El director de la residencia papal, un señor de cierta edad y muy amable, me condujo a través de interminables salas. Según me decía en susurros, había conocido a Juan XXIII y a todos sus sucesores. Éste, me confió, es un papa inusualmente fino e inconcebiblemente laborioso.

Esperamos en una antesala grande como un picadero cubierto. Poco después se abrió una puerta. Y allí estaba la figura no precisamente gigantesca del papa, que me extendía la mano. Sus fuerzas habían disminuido, me dijo al saludarme, casi como disculpándose. Pero después no se notó en absoluto que las fatigas del ministerio hubiesen hecho mella en la energía de este hombre o, menos aún, en su carisma.

Todo lo contrario.

Como cardenal, Joseph Ratzinger previno contra la pérdida de identidad, de orientación, de verdad, si un nuevo paganismo asumiera el dominio sobre el pensamiento y la acción de los hombres. Criticó la estrechez de miras de una «sociedad de la codicia», que cada vez se atreve a esperar menos y ya no se atreve a creer en nada. Según él, hay que desarrollar una nueva sensibilidad para la creación amenazada, oponerse de forma decidida a las fuerzas de la destrucción.

En esa línea no se ha modificado nada. El papa actual quiere que su Iglesia, después de los terribles casos de abuso y extravíos, se someta a una suerte de limpieza a fondo. Según él, después de discusiones tan infructuosas y de ocuparse de forma paralizante consigo misma, es indispensable conocer por fin de nuevo el misterio del evangelio en toda su grandeza cósmica. En la crisis de la Iglesia se cifra para él una enorme oportunidad, la de redescubrir lo auténticamente católico. Para él la tarea es mostrar a las personas a Dios y decirles la verdad: la verdad sobre los misterios de la creación; la verdad sobre la existencia humana; y la verdad sobre nuestra esperanza, que va más allá de lo puramente terreno.

¿Acaso no nos estremece ya hace mucho tiempo lo que nosotros mismos hemos ocasionado? La catástrofe ecológica prosigue sin frenos. El ocaso de la cultura adquiere formas amenazantes. Con la manipulación médico-técnica de la vida, que en otro tiempo se consideraba sagrada, se están violando las fronteras últimas.

Al mismo tiempo, nuestro anhelo se orienta hacia un mundo que sea fiable y creíble, que sea cercano, humano, que nos proteja en lo pequeño y nos dé acceso a lo grande. ¿No nos vemos hasta obligados a reflexionar de nuevo, frente a una situación de visos a menudo tan escatológicos, sobre algunas cosas fundamentales de dónde venimos, a dónde vamos?, ¿no debemos plantearnos tales preguntas, esas que, aparentemente vanales, sin embargo arden en los corazones de forma tan inextinguible que ninguna generación puede eludirlas? Se trata de las preguntas por el sentido de la vida, por el fin del mundo, por el regreso de Cristo, tal como está anunciado en el evangelio.

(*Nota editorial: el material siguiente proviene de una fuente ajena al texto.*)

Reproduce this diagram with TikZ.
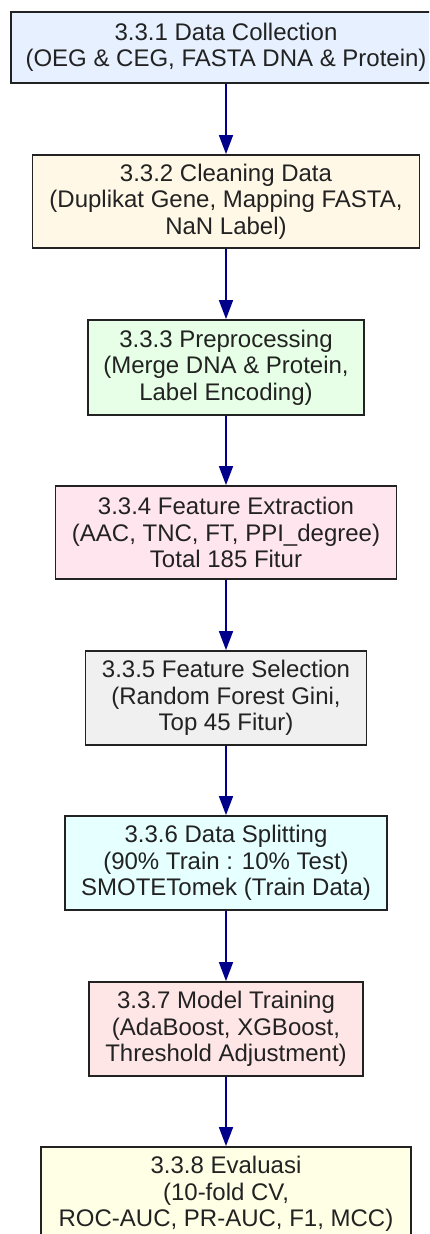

Seis horas de entrevista con el papa son mucho tiempo, y seis horas son, por otra parte, demasiado poco. En el marco de esta conversación sólo pudieron tratarse unas pocas preguntas, y no fue posible profundizar en muchas de ellas. En la autorización del texto el papa no modificó las palabras tal como las había pronunciado, sino que sólo introdujo correcciones de menor importancia donde consideró necesarias precisiones de contenido.

Al final, el mensaje de Benedicto XVI es un dramático llamamiento a la Iglesia y al mundo, a cada individuo: no podemos seguir adelante como hasta ahora, exclama.

La humanidad está ante una bifurcación. Es tiempo de entrar en razones, de cambiar, de convertirse. Y sostiene, imperturbable: «Se podrían enumerar muchos problemas que existen en la actualidad y que es preciso resolver, pero todos ellos sólo se pueden resolver si se pone a Dios en el centro, si Dios resulta de nuevo visible en el mundo».

En la pregunta acerca de si Dios, el Dios de Jesucristo, está presente y si es reconocido como tal, o si desaparece se decide hoy el destino del mundo en esta situación dramática.

Para el estilo de vida actual, posiciones como las que sostiene la Iglesia católica se han convertido en una tremenda provocación. Nos hemos acostumbrado a considerar los puntos de vista y las formas de comportamiento tradicionales y probados como algo que sería mejor neutralizar a favor de tendencias más baratas.